Count every line that holds the string "with", and report the number alone.

-- Begin Data segment --

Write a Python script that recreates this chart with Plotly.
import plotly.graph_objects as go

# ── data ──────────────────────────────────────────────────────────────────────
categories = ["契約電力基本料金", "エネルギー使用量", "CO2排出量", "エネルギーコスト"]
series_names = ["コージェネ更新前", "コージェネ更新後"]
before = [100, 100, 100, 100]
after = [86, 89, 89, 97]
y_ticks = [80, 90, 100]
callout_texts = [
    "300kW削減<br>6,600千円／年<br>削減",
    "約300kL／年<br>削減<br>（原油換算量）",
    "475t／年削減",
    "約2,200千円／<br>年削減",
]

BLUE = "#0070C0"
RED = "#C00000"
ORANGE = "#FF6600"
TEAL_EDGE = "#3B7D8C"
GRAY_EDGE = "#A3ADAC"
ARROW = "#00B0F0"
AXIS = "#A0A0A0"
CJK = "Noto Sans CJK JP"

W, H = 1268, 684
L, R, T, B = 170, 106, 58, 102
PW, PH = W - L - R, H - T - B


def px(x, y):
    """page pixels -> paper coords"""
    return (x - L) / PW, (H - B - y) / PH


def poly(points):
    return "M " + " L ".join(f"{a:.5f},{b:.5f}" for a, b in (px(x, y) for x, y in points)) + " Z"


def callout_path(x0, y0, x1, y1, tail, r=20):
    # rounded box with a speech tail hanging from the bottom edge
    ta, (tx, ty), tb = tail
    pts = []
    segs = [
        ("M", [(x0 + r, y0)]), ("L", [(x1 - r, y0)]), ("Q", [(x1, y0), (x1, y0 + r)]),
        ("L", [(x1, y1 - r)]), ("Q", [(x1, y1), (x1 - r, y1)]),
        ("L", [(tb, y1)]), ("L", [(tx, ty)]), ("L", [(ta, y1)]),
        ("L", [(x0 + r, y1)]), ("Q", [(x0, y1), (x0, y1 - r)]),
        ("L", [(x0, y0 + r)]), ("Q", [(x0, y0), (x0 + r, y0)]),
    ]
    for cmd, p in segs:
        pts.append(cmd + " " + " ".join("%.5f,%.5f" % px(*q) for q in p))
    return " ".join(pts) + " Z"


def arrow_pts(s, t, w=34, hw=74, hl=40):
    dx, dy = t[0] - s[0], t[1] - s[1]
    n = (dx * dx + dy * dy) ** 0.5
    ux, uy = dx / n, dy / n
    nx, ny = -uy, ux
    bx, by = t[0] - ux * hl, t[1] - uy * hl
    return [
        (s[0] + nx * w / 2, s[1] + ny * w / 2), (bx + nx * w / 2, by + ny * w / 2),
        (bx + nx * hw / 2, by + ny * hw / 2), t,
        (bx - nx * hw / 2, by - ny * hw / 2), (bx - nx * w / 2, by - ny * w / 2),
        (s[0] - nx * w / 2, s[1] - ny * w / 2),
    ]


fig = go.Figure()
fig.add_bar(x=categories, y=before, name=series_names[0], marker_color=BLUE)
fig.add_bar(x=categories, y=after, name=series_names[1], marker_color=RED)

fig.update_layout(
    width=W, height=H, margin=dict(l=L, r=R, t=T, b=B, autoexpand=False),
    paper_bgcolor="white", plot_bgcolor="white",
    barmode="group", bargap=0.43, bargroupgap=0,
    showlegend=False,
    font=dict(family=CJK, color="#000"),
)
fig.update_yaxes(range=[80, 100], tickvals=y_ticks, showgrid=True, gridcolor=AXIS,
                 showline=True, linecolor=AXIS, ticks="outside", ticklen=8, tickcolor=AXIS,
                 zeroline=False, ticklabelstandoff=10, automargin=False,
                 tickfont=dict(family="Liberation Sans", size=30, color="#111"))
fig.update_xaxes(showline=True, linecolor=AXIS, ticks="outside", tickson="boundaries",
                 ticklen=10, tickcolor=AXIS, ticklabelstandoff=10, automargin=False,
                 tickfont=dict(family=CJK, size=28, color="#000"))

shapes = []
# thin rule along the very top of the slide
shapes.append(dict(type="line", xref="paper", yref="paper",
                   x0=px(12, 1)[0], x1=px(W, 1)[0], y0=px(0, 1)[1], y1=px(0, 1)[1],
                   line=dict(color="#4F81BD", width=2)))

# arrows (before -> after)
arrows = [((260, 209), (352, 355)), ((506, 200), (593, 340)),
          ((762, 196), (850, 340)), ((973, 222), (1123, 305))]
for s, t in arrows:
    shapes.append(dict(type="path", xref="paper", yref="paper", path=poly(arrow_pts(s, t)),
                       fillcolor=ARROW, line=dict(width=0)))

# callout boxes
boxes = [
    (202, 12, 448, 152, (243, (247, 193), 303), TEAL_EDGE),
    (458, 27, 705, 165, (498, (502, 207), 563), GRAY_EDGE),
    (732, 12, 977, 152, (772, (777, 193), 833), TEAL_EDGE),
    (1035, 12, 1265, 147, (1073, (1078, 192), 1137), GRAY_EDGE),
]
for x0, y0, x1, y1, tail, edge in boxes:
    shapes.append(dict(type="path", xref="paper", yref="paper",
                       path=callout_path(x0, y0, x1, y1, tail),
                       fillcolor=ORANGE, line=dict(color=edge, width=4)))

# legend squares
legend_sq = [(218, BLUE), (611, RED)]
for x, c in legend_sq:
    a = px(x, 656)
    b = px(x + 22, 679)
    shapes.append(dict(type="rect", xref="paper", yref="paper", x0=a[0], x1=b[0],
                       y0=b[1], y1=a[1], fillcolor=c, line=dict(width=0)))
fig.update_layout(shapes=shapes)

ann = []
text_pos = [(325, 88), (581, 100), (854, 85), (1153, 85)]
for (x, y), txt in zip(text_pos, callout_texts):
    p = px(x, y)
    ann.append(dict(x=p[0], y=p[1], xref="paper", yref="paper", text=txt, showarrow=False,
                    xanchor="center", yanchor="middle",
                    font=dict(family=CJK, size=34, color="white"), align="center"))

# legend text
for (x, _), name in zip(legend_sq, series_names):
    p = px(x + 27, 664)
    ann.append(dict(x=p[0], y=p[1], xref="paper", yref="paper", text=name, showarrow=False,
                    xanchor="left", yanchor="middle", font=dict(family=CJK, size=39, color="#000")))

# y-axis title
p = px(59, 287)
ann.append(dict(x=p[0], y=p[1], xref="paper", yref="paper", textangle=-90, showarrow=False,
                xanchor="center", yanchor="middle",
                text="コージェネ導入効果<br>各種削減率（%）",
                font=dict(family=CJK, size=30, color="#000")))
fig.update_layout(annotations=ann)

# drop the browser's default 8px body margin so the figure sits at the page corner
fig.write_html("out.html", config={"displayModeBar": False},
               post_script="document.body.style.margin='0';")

-- End Data segment --

Result of the task >> 2